All the integration and the entire solution is thoroughly tested and fully documented. By taking the guesswork out of building out a big data deployment, MapR gives a streamlined path to success in solving real business problems.
MapR Data Platform is:
· Unified – one integrated system, bringing diverse users and application workloads to one pool of data on common infrastructure; no data movement required
· Secure – perimeter security, authentication, granular authorization, and data protection
· Governed – enterprise-grade data auditing, data lineage, and data discovery
· Managed – native high-availability, fault-tolerance and self-healing storage, automated backup and disaster recovery, and advanced system and data management
· Open – Apache-licensed open source to ensure both data and applications remain copy righted, and an open platform to connect with all of the existing investments in technology and skills.
Figure 7 MapR Data Platform
MapR provides a scalable, flexible, integrated platform that makes it easy to manage rapidly increasing volumes and varieties of data in any enterprise. Industry-leading MapR products and solutions enable customers to deploy and manage vast amount of data, manipulate and analyze that data, and keep that data secure and protected.
MapR Platform Services (Figure 8) are the core data handling capabilities of the MapR Data Platform. Modules include MapR-FS, MapR-Database and MapR Event Store for Apache Kafka. Its enterprise-friendly design provides a familiar set of file and data management services, including a global namespace, high availability, data protection, self-healing clusters, access control, real-time performance, secure multi-tenancy, and management and monitoring.

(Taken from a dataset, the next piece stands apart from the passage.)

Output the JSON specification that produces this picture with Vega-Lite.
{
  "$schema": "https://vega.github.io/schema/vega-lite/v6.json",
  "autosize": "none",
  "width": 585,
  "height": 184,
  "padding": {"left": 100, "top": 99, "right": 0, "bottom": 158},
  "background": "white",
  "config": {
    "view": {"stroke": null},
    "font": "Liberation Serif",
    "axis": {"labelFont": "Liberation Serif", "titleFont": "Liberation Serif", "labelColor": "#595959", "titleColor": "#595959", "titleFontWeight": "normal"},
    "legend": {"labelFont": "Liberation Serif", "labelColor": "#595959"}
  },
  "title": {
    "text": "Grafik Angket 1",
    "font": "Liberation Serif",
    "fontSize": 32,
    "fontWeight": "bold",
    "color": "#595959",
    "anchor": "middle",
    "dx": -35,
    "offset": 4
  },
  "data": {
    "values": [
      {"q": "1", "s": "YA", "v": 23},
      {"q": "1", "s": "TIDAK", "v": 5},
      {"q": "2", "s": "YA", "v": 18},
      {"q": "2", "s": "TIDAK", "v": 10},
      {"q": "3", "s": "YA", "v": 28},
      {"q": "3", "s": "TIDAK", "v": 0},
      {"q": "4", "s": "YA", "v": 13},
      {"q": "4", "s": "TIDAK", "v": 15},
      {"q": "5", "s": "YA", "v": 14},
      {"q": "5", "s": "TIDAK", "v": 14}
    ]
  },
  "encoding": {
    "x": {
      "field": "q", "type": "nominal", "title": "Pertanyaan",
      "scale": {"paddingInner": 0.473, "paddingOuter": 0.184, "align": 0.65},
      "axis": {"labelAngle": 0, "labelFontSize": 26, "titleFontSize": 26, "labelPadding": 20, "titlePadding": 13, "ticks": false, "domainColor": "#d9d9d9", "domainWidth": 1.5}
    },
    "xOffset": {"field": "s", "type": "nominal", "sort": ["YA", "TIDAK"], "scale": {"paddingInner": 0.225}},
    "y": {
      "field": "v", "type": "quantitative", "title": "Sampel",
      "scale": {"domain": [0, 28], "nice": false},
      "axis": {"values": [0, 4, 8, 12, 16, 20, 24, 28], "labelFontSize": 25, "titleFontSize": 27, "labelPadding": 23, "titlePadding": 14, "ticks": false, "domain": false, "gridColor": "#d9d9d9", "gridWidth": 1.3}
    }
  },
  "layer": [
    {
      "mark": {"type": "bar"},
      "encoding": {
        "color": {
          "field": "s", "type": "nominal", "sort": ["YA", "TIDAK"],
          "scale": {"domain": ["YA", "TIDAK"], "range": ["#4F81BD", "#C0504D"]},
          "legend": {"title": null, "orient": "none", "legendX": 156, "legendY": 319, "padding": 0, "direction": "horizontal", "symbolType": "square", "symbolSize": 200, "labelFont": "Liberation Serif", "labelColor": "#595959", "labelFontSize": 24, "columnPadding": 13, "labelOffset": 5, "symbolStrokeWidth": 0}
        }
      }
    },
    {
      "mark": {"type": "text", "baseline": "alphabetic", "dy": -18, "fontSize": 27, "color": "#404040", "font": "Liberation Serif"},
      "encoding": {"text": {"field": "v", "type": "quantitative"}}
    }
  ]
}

Figure 8 MapR Enterprise-Grade Platform Services
MapR-FS is an enterprise standard POSIX file system that provides high-performance read/write data storage for the MapR Data Platform. MapR-FS includes important features for production deployments such as fast NFS access, access controls, and transparent data compression at a virtually unlimited scale.

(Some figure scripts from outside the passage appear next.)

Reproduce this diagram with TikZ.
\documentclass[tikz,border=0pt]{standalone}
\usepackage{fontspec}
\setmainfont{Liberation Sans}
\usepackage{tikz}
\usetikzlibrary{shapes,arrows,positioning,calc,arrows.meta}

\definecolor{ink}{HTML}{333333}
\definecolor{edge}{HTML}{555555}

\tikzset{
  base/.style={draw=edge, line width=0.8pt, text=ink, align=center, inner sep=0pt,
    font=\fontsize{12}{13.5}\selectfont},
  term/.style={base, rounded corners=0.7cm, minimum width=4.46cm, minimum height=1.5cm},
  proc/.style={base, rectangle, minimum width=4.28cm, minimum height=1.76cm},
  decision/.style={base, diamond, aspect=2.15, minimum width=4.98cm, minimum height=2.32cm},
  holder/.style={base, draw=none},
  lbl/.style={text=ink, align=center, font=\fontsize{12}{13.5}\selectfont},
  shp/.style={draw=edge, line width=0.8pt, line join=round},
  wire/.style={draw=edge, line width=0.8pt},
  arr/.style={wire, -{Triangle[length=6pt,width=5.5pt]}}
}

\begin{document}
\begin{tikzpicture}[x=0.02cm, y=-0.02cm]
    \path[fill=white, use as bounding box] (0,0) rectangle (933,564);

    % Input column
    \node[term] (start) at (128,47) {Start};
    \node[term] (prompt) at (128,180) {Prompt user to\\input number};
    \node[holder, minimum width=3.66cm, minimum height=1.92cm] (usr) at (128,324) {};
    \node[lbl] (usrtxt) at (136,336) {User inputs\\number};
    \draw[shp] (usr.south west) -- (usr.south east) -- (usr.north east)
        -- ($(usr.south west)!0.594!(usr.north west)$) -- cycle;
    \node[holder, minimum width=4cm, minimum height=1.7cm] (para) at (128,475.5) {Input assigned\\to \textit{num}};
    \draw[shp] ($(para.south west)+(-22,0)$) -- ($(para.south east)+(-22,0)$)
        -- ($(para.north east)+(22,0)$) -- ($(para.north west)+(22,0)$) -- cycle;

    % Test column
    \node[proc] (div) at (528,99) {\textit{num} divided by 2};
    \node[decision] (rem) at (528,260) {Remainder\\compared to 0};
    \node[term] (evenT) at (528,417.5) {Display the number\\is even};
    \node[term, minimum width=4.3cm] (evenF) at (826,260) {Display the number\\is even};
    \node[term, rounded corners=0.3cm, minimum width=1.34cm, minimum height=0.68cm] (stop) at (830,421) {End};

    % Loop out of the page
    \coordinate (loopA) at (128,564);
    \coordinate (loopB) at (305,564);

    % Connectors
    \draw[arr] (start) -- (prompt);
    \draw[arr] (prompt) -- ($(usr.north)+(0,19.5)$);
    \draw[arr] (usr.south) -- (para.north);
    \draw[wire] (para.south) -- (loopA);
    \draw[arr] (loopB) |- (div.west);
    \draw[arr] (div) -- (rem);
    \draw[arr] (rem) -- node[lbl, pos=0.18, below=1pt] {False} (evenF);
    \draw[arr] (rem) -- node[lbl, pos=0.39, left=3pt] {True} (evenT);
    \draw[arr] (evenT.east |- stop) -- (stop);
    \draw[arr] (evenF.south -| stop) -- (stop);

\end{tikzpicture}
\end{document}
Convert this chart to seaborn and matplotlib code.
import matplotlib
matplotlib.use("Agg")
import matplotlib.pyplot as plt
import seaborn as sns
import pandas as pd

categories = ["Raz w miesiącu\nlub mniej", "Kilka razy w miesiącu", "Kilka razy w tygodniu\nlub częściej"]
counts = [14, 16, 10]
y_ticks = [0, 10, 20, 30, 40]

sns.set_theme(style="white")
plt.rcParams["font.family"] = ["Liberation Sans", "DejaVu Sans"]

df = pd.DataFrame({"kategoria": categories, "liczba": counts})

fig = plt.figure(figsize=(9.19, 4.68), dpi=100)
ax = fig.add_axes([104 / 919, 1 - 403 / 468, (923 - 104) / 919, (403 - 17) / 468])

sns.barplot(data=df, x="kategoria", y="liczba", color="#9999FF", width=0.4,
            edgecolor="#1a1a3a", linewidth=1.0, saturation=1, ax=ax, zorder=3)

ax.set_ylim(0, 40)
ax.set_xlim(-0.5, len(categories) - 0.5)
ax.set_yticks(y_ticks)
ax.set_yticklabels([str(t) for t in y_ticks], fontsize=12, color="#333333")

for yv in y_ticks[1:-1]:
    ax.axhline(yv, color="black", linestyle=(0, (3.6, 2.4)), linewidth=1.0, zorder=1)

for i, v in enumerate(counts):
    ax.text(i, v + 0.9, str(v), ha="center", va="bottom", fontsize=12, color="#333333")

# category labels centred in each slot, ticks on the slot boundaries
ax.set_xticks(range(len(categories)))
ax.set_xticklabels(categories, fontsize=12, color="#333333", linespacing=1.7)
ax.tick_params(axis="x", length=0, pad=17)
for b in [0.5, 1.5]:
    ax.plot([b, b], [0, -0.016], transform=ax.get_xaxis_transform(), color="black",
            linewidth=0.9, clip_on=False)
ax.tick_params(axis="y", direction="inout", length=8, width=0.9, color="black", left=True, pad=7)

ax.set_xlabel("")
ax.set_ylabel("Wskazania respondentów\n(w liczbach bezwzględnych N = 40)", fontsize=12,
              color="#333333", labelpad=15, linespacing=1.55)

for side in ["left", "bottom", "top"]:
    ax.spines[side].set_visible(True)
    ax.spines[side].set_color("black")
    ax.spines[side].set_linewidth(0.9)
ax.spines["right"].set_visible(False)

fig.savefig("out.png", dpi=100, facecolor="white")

MapR-Database is an enterprise-grade, high performance, NoSQL database management system. It is used to add real-time, operational analytics capabilities to applications built on the Hadoop or Spark ecosystems. Because it is integrated into the MapR Data Platform, it inherits the protections and high-performance capabilities.
MapR Event Store for Apache Kafka is a global publish-subscribe event streaming system for big data. It connects data producers and consumers worldwide in real-time, with unlimited scale. MapR Event Store is the first big data-scale streaming system built into a data platform. It makes data available instantly to stream processing and other applications and is the only big data streaming system to support global event replication reliably at IoT scale.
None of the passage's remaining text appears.